Issues and Data to be Considered in Program Elimination Deliberations
(All sections marked with an asterisk (*) require input from APBC. )
- Briefly describe this program, including status as a major, option, minor, credential, or certificate and its relation to other programs. Is it a professional or pre-professional program?
- Describe this program's relation to General Education.
- What interdependencies exist between this program and others in regard to service courses?
- Describe the ways in which this program is unique on this campus, in the CSU system, and statewide.
- What was the outcome of the program's last five-year review? Particularly, what were the university committee outside reviewer's assessments of program quality? And what response was made?
- What assessments have been made by accreditation agencies or other sources? What were the results?
- Does this program have a strategy for achieving excellence? If so, please elaborate.
- What are the criteria for assessing faculty strength in teaching and research, as defined in the unit personnel document and other outcome assessment procedures used by the unit?

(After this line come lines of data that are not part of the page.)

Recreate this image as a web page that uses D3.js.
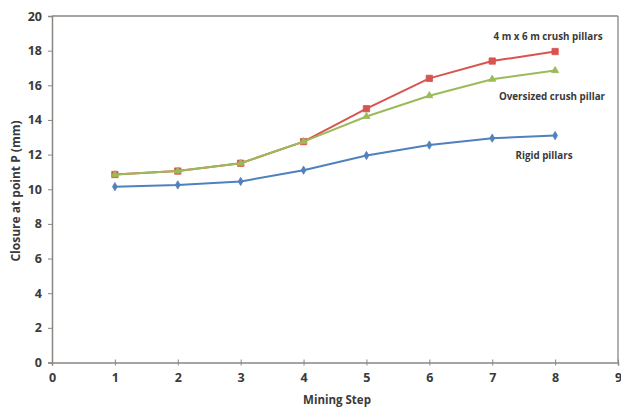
<!DOCTYPE html>
<html>
<head>
<meta charset="utf-8">
<script src="https://cdn.jsdelivr.net/npm/d3@7"></script>
<style>
  html, body { margin: 0; padding: 0; background: #fff; }
  svg { display: block; }
  text { font-family: "Open Sans", "DejaVu Sans", sans-serif; font-weight: bold; fill: #3a3a3a; }
</style>
</head>
<body>
<svg id="chart" width="621" height="409"></svg>
<script>
// Mining steps on the x axis
const steps = [1, 2, 3, 4, 5, 6, 7, 8];
// Closure at point P (mm) per pillar layout
const crushPillars    = [10.85, 11.05, 11.5, 12.75, 14.65, 16.4, 17.4, 17.95];
const oversizedPillar = [10.85, 11.05, 11.5, 12.75, 14.2, 15.4, 16.35, 16.85];
const rigidPillars    = [10.15, 10.25, 10.45, 11.1, 11.95, 12.55, 12.95, 13.1];
// Axis ticks
const xTicks = [0, 1, 2, 3, 4, 5, 6, 7, 8, 9];
const yTicks = [0, 2, 4, 6, 8, 10, 12, 14, 16, 18, 20];
// Series names as written beside the lines
const seriesNames = ["4 m x 6 m crush pillars", "Oversized crush pillar", "Rigid pillars"];

const svg = d3.select("#chart");
const plotLeft = 52, plotRight = 618, plotTop = 16, plotBottom = 362.5;

const x = d3.scaleLinear().domain([0, 9]).range([plotLeft, plotRight]);
const y = d3.scaleLinear().domain([0, 20]).range([plotBottom, plotTop]);

const axisColor = "#8a8682";

// frame on top and right
svg.append("line").attr("x1", plotLeft).attr("x2", plotRight).attr("y1", plotTop).attr("y2", plotTop)
  .attr("stroke", axisColor).attr("stroke-width", 1.3);
svg.append("line").attr("x1", plotRight).attr("x2", plotRight).attr("y1", plotTop).attr("y2", plotBottom)
  .attr("stroke", axisColor).attr("stroke-width", 1.3);

// y axis
const yAxis = svg.append("g").attr("transform", `translate(${plotLeft},0)`)
  .call(d3.axisLeft(y).tickValues(yTicks).tickSize(4).tickPadding(6));
yAxis.select(".domain").attr("stroke", axisColor).attr("stroke-width", 1.5);
yAxis.selectAll(".tick line").attr("stroke", axisColor);
yAxis.selectAll(".tick text").style("font-size", "12.5px").attr("fill", "#3a3a3a")
  .style("font-family", "'Open Sans', sans-serif").style("font-weight", "bold");

// x axis
const xAxis = svg.append("g").attr("transform", `translate(0,${plotBottom})`)
  .call(d3.axisBottom(x).tickValues(xTicks).tickSize(3).tickPadding(8));
xAxis.select(".domain").attr("stroke", axisColor).attr("stroke-width", 1.5);
xAxis.selectAll(".tick line").attr("stroke", axisColor).attr("y1", -3);
xAxis.selectAll(".tick text").style("font-size", "12.5px").attr("fill", "#3a3a3a")
  .style("font-family", "'Open Sans', sans-serif").style("font-weight", "bold");

// axis titles
svg.append("text").attr("x", 337).attr("y", 404).attr("text-anchor", "middle")
  .style("font-size", "11.5px").text("Mining Step");
svg.append("text").attr("transform", "translate(20,191) rotate(-90)")
  .attr("text-anchor", "middle").style("font-size", "12px").text("Closure at point P (mm)");

const line = d3.line().x((d, i) => x(steps[i])).y(d => y(d));

function drawSeries(values, color, shape, size) {
  svg.append("path").datum(values).attr("d", line)
    .attr("fill", "none").attr("stroke", color).attr("stroke-width", 2);
  const sym = d3.symbol().type(shape).size(size);
  svg.append("g").selectAll("path").data(values).join("path")
    .attr("transform", (d, i) => `translate(${x(steps[i])},${y(d)})`)
    .attr("d", sym).attr("fill", color).attr("stroke", color).attr("stroke-width", 0.8);
}

drawSeries(rigidPillars, "#4f81bd", d3.symbolDiamond, 20);
drawSeries(crushPillars, "#d9534f", d3.symbolSquare, 40);
drawSeries(oversizedPillar, "#9bbb59", d3.symbolTriangle, 22);

// series labels
const labelPos = [[548, 40], [552, 100], [544, 159]];
seriesNames.forEach((name, i) => {
  svg.append("text").attr("x", labelPos[i][0]).attr("y", labelPos[i][1])
    .attr("text-anchor", "middle").style("font-size", "9.8px").text(name);
});
</script>
</body>
</html>
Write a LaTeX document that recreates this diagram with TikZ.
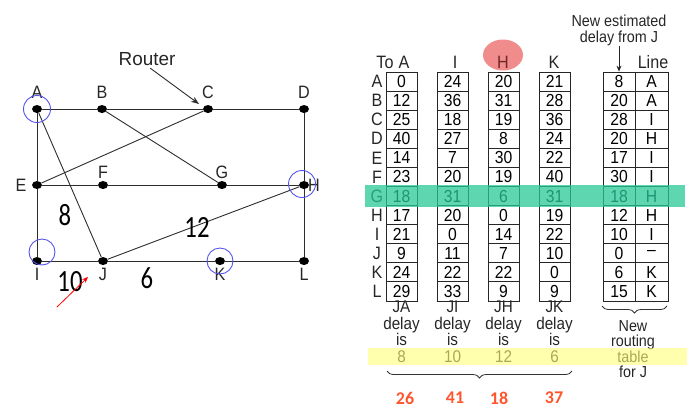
\documentclass[tikz,border=0pt]{standalone}
\usepackage{fontspec}
\setmainfont{Liberation Sans}
\newfontfamily\tabf[FakeStretch=0.9]{Liberation Sans}
\newfontfamily\numf[FakeStretch=0.8]{Carlito}
\newfontfamily\redf{Carlito}
\usetikzlibrary{shapes.geometric,decorations.pathreplacing,arrows.meta}
\definecolor{edgec}{RGB}{45,45,45}
\definecolor{ringc}{RGB}{85,85,235}
\definecolor{pinkc}{RGB}{240,140,140}
\definecolor{bandg}{RGB}{40,200,150}
\definecolor{bandy}{RGB}{255,255,120}
\definecolor{redn}{RGB}{255,85,45}
\definecolor{hdark}{RGB}{110,40,40}
\begin{document}
\begin{tikzpicture}[x=1bp,y=-1bp,
  edge/.style={draw=edgec, line width=0.9bp},
  dot/.style={ellipse, fill=black, minimum width=10bp, minimum height=8bp, inner sep=0},
  lab/.style={inner sep=0, font=\fontsize{18}{18}\selectfont\tabf, text=black!85},
  ring/.style={circle, draw=ringc, line width=0.9bp, minimum size=27bp, inner sep=0},
  wnum/.style={inner sep=0, font=\fontsize{31}{31}\selectfont\numf, text=black},
  cell/.style={draw=black!85, line width=0.8bp, minimum width=31bp, minimum height=19.08bp, inner sep=0, font=\fontsize{17.5}{17.5}\selectfont\tabf},
  under/.style={anchor=north, align=center, inner sep=0, font=\fontsize{17}{16.5}\selectfont\tabf, text=black!85},
  rednum/.style={inner sep=0, font=\fontsize{18}{18}\selectfont\redf\bfseries, text=redn},
  brc/.style={decorate, decoration={brace, mirror, amplitude=7bp}, draw=black!80, line width=0.8bp}
]
\useasboundingbox (0,0) rectangle (694,417);

% ---------- graph ----------
\node[dot] (A) at (37,109) {};
\node[dot] (B) at (102,109) {};
\node[dot] (C) at (208,109) {};
\node[dot] (D) at (304,109) {};
\node[dot] (E) at (37,185) {};
\node[dot] (F) at (103,185) {};
\node[dot] (G) at (222,185) {};
\node[dot] (H) at (304,185) {};
\node[dot] (I) at (37,261) {};
\node[dot] (J) at (103,261) {};
\node[dot] (K) at (220,261) {};
\node[dot] (L) at (304,261) {};

\draw[edge] (A) -- (B);
\draw[edge] (B) -- (C);
\draw[edge] (C) -- (D);
\draw[edge] (A) -- (E);
\draw[edge] (E) -- (I);
\draw[edge] (D) -- (H);
\draw[edge] (H) -- (L);
\draw[edge] (E) -- (F);
\draw[edge] (F) -- (G);
\draw[edge] (G) -- (H);
\draw[edge] (I) -- (J);
\draw[edge] (J) -- (K);
\draw[edge] (K) -- (L);
\draw[edge] (B) -- (G);
\draw[edge] (C) -- (E);
\draw[edge] (A) -- (J);
\draw[edge] (J) -- (H);

\node[lab] (lA) at (37,92) {A};
\node[lab] (lB) at (102,92) {B};
\node[lab] (lC) at (208,92) {C};
\node[lab] (lD) at (304,92) {D};
\node[lab] (lE) at (21,185) {E};
\node[lab] (lF) at (103,172) {F};
\node[lab] (lG) at (222,172) {G};
\node[lab] (lH) at (314,185) {H};
\node[lab] (lI) at (37,274) {I};
\node[lab] (lJ) at (103,274) {J};
\node[lab] (lK) at (220,274) {K};
\node[lab] (lL) at (304,274) {L};

\node[ring] (rA) at (37,109) {};
\node[ring, minimum size=26bp] (rI) at (42,252) {};
\node[ring, minimum size=26bp] (rK) at (220,261) {};
\node[ring] (rH) at (302,184) {};

\node[inner sep=0, font=\fontsize{19}{19}\selectfont, text=black!85] (router) at (147,59) {Router};
\coordinate (ctip) at (199,104);
\draw[draw=edgec, line width=0.9bp, -{Stealth[length=8bp,width=6bp]}, shorten <=4bp] (router.south) -- (ctip);

\node[wnum] (n8) at (65,215) {8};
\node[wnum] (n12) at (197,227) {12};
\node[wnum] (n10) at (70,282) {10};
\node[wnum] (n6) at (147,278) {6};

\coordinate (rs) at (57,307);
\coordinate (re) at (88,277);
\draw[draw=red, line width=0.8bp, -{Stealth[length=6bp,width=5bp]}] (rs) -- (re);

% ---------- table ----------
\node[ellipse, fill=pinkc, minimum width=40bp, minimum height=31bp, inner sep=0] (hpink) at (503,55) {};
\node[lab] (hTo) at (385,62) {To};
\node[lab] (hA) at (404,62) {A};
\node[lab] (hI) at (455,62) {I};
\node[lab, text=hdark] (hH) at (503,62) {H};
\node[lab] (hK) at (554,62) {K};
\node[lab] (hLine) at (653,62) {Line};

\foreach \r [count=\i] in {A,B,C,D,E,F,G,H,I,J,K,L}
  \node[lab] (row\i) at (377,{72+(\i-0.5)*19.08}) {\r};

\foreach \v [count=\i] in {0,12,25,40,14,23,18,17,21,9,24,29}
  \node[cell] (a\i) at (401.5,{72+(\i-0.5)*19.08}) {\v};
\foreach \v [count=\i] in {24,36,18,27,7,20,31,20,0,11,22,33}
  \node[cell] (i\i) at (452.5,{72+(\i-0.5)*19.08}) {\v};
\foreach \v [count=\i] in {20,31,19,8,30,19,6,0,14,7,22,9}
  \node[cell] (h\i) at (503.5,{72+(\i-0.5)*19.08}) {\v};
\foreach \v [count=\i] in {21,28,36,24,22,40,31,19,22,10,0,9}
  \node[cell] (k\i) at (554.5,{72+(\i-0.5)*19.08}) {\v};
\foreach \v [count=\i] in {8,20,28,20,17,30,18,12,10,0,6,15}
  \node[cell, minimum width=32bp] (n\i) at (619,{72+(\i-0.5)*19.08}) {\v};
\foreach \v [count=\i] in {A,A,I,H,I,I,H,H,I,\textendash,K,K}
  \node[cell, minimum width=33bp] (l\i) at (651.5,{72+(\i-0.5)*19.08}) {\v};

\node[inner sep=0, align=center, font=\fontsize{16}{16}\selectfont\tabf, text=black!85] (nest) at (619,30) {New estimated\\delay from J};
\draw[draw=black!85, line width=0.9bp, -{Stealth[length=6bp,width=5bp]}] (nest.south) -- (n1.north);

% green band over row G
\fill[bandg, opacity=0.75] (365,185) rectangle (685,207);

% under the columns
\node[under] (ua) at (401.5,301) {JA\\delay\\is\\8};
\node[under] (ui) at (452.5,301) {JI\\delay\\is\\10};
\node[under] (uh) at (503.5,301) {JH\\delay\\is\\12};
\node[under] (uk) at (554.5,301) {JK\\delay\\is\\6};
\node[under, font=\fontsize{16}{15.5}\selectfont\tabf] (unew) at (633,320) {New\\routing\\table\\for J};

\fill[bandy, opacity=0.6] (368,348) rectangle (687,365);

\coordinate (b1s) at (387,371);
\coordinate (b1e) at (572,371);
\draw[brc] (b1s) -- (b1e);
\coordinate (b2s) at (602,306);
\coordinate (b2e) at (667,306);
\draw[brc] (b2s) -- (b2e);

\node[rednum] (r26) at (405,398) {26};
\node[rednum] (r41) at (455,398) {41};
\node[rednum] (r18) at (499,398) {18};
\node[rednum] (r37) at (554,398) {37};
\end{tikzpicture}
\end{document}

How does the unit rate according to these criteria?
- How has this program enhanced the University's reputation for excellence?
- * What are the enrollment trends, including FTE, student/faculty ratio, and number of yearly graduates, for the past five years compared to similar programs both on campus and at other CSU campuses?
- What are the notable faculty achievements over the past five years which are indicative of excellence (for example, artistic performances, publications, grants and contracts)?
- The administration and faculty of the program should address the question of how difficult it is to recruit new faculty members for this program. If the current program were eliminated, then reinstated, how difficult would it be to hire new faculty, especially considering issues of quality and diversity?
- Are there other indications of program quality? Please list.
Responsiveness to Student and Societal Needs
- What are the social needs? (E.g. , cultural, technological, economic, artistic, scientific. )
- What is the trend in demand for graduates over the past five years?** Both quantitative and qualitative data regarding placements will be helpful.
- How does the response to II.C.1 relate to national trends?**
- Is there a community or regional demand forthe program?** (Political and public relations needs can also be considered here.)
- How does this program contribute to the University's diversity goals?
- What input has been obtained from students, especially from student academic organizations?
**See Strategic Plans documents
(Portions of these data are to be corroborated by APBC. )
- * What is the faculty position count, including discussion of details' regarding release positions for administration and other non-teaching pursuits?
- * What is the current funding level, in total dollars, and in funded positions?
- * What are the five-year trends in both II.D.1 and II.D.2?
- * How difficult would re-establishment of this program be? (Considerations should include acquisition of specialized facilities and equipment and the availability of qualified technical staff.)
- * What other alternatives have been considered? The Provost's Office will provide the assessment of its recommendation and at least one other alternative (at a minimum, the alternatives should include consideration of a universitywide across-the-board [horizontal] cut or cuts of non-academic programs. ) Additional alternatives should include various partial measures which would permit the continuity of the program under the diminished circumstances. Analysis and alternatives should address costs, benefits, advantages, and disadvantages of the alternatives. The unit may respond to these alternatives and may suggest other alternatives as well.